__Records for processing__
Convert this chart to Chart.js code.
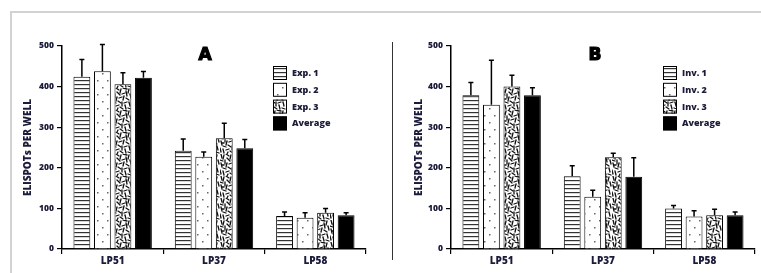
<!DOCTYPE html>
<html>
<head>
<meta charset="utf-8">
<script src="https://cdn.jsdelivr.net/npm/chart.js@4.4.0/dist/chart.umd.min.js"></script>
<style>
html, body { margin: 0; padding: 0; background: #fff; }
body { width: 761px; height: 273px; position: relative; overflow: hidden; }
#frame { position: absolute; left: 10px; top: 11px; width: 800px; height: 300px;
  border-left: 2px solid #d2d2d2; border-top: 2px solid #d2d2d2; }
#divider { position: absolute; left: 392px; top: 42px; width: 1px; height: 218px; background: #333; }
.panel { position: absolute; top: 0; height: 273px; }
</style>
</head>
<body>
<div id="frame"></div>
<div id="divider"></div>
<div class="panel" style="left:0;width:390px"><canvas id="chartA"></canvas></div>
<div class="panel" style="left:392px;width:369px"><canvas id="chartB"></canvas></div>
<script>
// ---- data ----
var categories = ['LP51', 'LP37', 'LP58'];
var yTicks = [0, 100, 200, 300, 400, 500];

var labelsA = ['Exp. 1', 'Exp. 2', 'Exp. 3', 'Average'];
var exp1 = [424, 242, 81];
var exp1Err = [43, 29, 10];
var exp2 = [438, 227, 77];
var exp2Err = [66, 12, 12];
var exp3 = [406, 273, 89];
var exp3Err = [28, 37, 11];
var avgA = [422, 248, 83];
var avgAErr = [15, 22, 6];

var labelsB = ['Inv. 1', 'Inv. 2', 'Inv. 3', 'Average'];
var inv1 = [379, 179, 100];
var inv1Err = [31, 26, 7];
var inv2 = [355, 129, 80];
var inv2Err = [110, 16, 14];
var inv3 = [400, 226, 83];
var inv3Err = [28, 10, 15];
var avgB = [379, 178, 83];
var avgBErr = [18, 47, 8];

var textColor = '#1b1b3a';
var fontFamily = 'Open Sans';

// ---- fill patterns ----
function makeTile(w, h, draw) {
  var c = document.createElement('canvas');
  c.width = w; c.height = h;
  var g = c.getContext('2d');
  g.fillStyle = '#fff';
  g.fillRect(0, 0, w, h);
  draw(g);
  return document.createElement('canvas').getContext('2d').createPattern(c, 'repeat');
}

var stripes = makeTile(8, 4, function(g) {
  g.fillStyle = '#333';
  g.fillRect(0, 0, 8, 1.2);
});

var dots = makeTile(10, 14, function(g) {
  g.fillStyle = '#666';
  g.fillRect(2, 3, 1.5, 1.5);
  g.fillRect(7, 10, 1.5, 1.5);
});

// hand-drawn scribble texture, a 22x22 tile of short strokes
var squiggle = makeTile(22, 22, function(g) {
  var segs = [
    [1, 0, 2, 4], [4, 1, 3, 5], [6, 0, 9, 2], [11, 1, 10, 5], [13, 0, 17, 1],
    [19, 1, 18, 5], [0, 6, 3, 7], [5, 6, 5, 10], [7, 4, 10, 7], [12, 6, 15, 5],
    [16, 3, 17, 8], [20, 6, 21, 10], [1, 9, 2, 13], [7, 9, 6, 13], [9, 10, 12, 9],
    [14, 8, 13, 12], [16, 10, 19, 12], [3, 14, 6, 15], [8, 13, 11, 15], [0, 16, 1, 20],
    [12, 14, 12, 18], [14, 15, 17, 14], [19, 14, 20, 18], [3, 17, 4, 21], [6, 18, 9, 17],
    [10, 19, 13, 21], [15, 17, 16, 21], [18, 20, 21, 21], [8, 20, 7, 22], [2, 11, 4, 11]
  ];
  g.strokeStyle = '#111';
  g.lineWidth = 1.3;
  g.lineCap = 'round';
  segs.forEach(function(s) {
    g.beginPath(); g.moveTo(s[0], s[1]); g.lineTo(s[2], s[3]); g.stroke();
  });
});

var fills = [stripes, dots, squiggle, '#000'];

// ---- plugins ----
var errorBars = {
  id: 'errorBars',
  afterDatasetsDraw: function(chart) {
    var ctx = chart.ctx, y = chart.scales.y;
    ctx.save();
    ctx.strokeStyle = '#000';
    ctx.lineWidth = 1.5;
    chart.data.datasets.forEach(function(ds, i) {
      var meta = chart.getDatasetMeta(i);
      meta.data.forEach(function(bar, j) {
        var top = y.getPixelForValue(ds.data[j] + ds.errors[j]);
        ctx.beginPath();
        ctx.moveTo(bar.x, bar.y);
        ctx.lineTo(bar.x, top);
        ctx.moveTo(bar.x - 2.5, top);
        ctx.lineTo(bar.x + 2.5, top);
        ctx.stroke();
      });
    });
    ctx.restore();
  }
};

var panelDecor = {
  id: 'panelDecor',
  afterDraw: function(chart, args, opts) {
    var ctx = chart.ctx;
    ctx.save();
    ctx.fillStyle = '#000';
    ctx.strokeStyle = '#000';
    ctx.lineWidth = 1.2;
    ctx.font = 'bold 17px "DejaVu Sans"';
    ctx.textAlign = 'center';
    ctx.textBaseline = 'middle';
    ctx.fillText(opts.letter, opts.letterX, opts.letterY);
    ctx.strokeText(opts.letter, opts.letterX, opts.letterY);

    ctx.font = '800 9px "' + fontFamily + '"';
    ctx.textAlign = 'left';
    chart.data.datasets.forEach(function(ds, i) {
      var by = opts.legendY + i * 16.8;
      ctx.fillStyle = ds.backgroundColor;
      ctx.fillRect(opts.legendX, by, 14, 14);
      ctx.strokeStyle = '#000';
      ctx.lineWidth = 1;
      ctx.strokeRect(opts.legendX + 0.5, by + 0.5, 13, 13);
      ctx.fillStyle = textColor;
      ctx.fillText(ds.label, opts.legendX + 19, by + 7.5);
    });
    ctx.restore();
  }
};

function makeDatasets(labels, series, errors) {
  return series.map(function(s, i) {
    return {
      label: labels[i],
      data: s,
      errors: errors[i],
      backgroundColor: fills[i],
      borderColor: '#000',
      borderWidth: 1,
      categoryPercentage: 0.81,
      barPercentage: 0.82
    };
  });
}

function buildChart(id, datasets, decor, axisWidth, titlePad, padRight) {
  return new Chart(document.getElementById(id), {
    type: 'bar',
    data: { labels: categories, datasets: datasets },
    plugins: [errorBars, panelDecor],
    options: {
      responsive: true,
      maintainAspectRatio: false,
      animation: false,
      layout: { padding: { top: 46, right: padRight, bottom: 0, left: 0 } },
      plugins: {
        legend: { display: false },
        tooltip: { enabled: false },
        panelDecor: decor
      },
      scales: {
        x: {
          offset: true,
          grid: { offset: true, drawOnChartArea: false, tickLength: 5, color: '#000', lineWidth: 1.2 },
          border: { color: '#000', width: 1.5 },
          ticks: { color: textColor, font: { family: fontFamily, size: 10, weight: '800' }, padding: 1 },
          afterFit: function(scale) { scale.height = 24; }
        },
        y: {
          min: 0,
          max: 500,
          afterBuildTicks: function(scale) {
            scale.ticks = yTicks.map(function(v) { return { value: v }; });
          },
          grid: { drawOnChartArea: false, tickLength: 5, color: '#000', lineWidth: 1.2 },
          border: { color: '#000', width: 1.5 },
          ticks: { color: textColor, font: { family: fontFamily, size: 8.5, weight: '800' }, padding: 3 },
          title: {
            display: true,
            text: 'ELISPOTs PER WELL',
            color: textColor,
            font: { family: fontFamily, size: 10, weight: '800' },
            padding: { top: titlePad, bottom: 0 }
          },
          afterFit: function(scale) { scale.width = axisWidth; }
        }
      }
    }
  });
}

buildChart('chartA',
  makeDatasets(labelsA, [exp1, exp2, exp3, avgA], [exp1Err, exp2Err, exp3Err, avgAErr]),
  { letter: 'A', letterX: 205, letterY: 56, legendX: 273, legendY: 66 },
  62, 22, 24);

buildChart('chartB',
  makeDatasets(labelsB, [inv1, inv2, inv3, avgB], [inv1Err, inv2Err, inv3Err, avgBErr]),
  { letter: 'B', letterX: 203, letterY: 56, legendX: 271, legendY: 66 },
  59, 21, 6);
</script>
</body>
</html>
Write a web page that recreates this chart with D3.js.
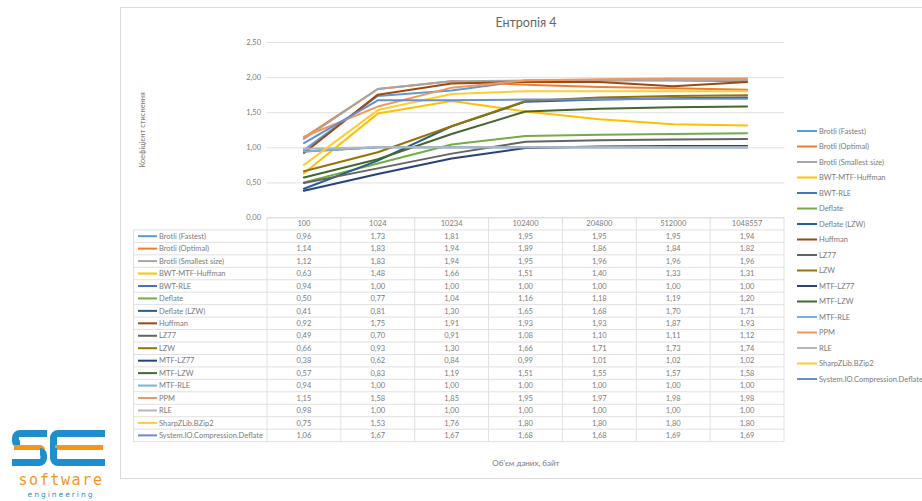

__Task prompt__
Read through the entries and copy every line that includes "this".

__Problem solution__
Convert this chart to Chart.js code.
Write a web page that recreates this chart with D3.js.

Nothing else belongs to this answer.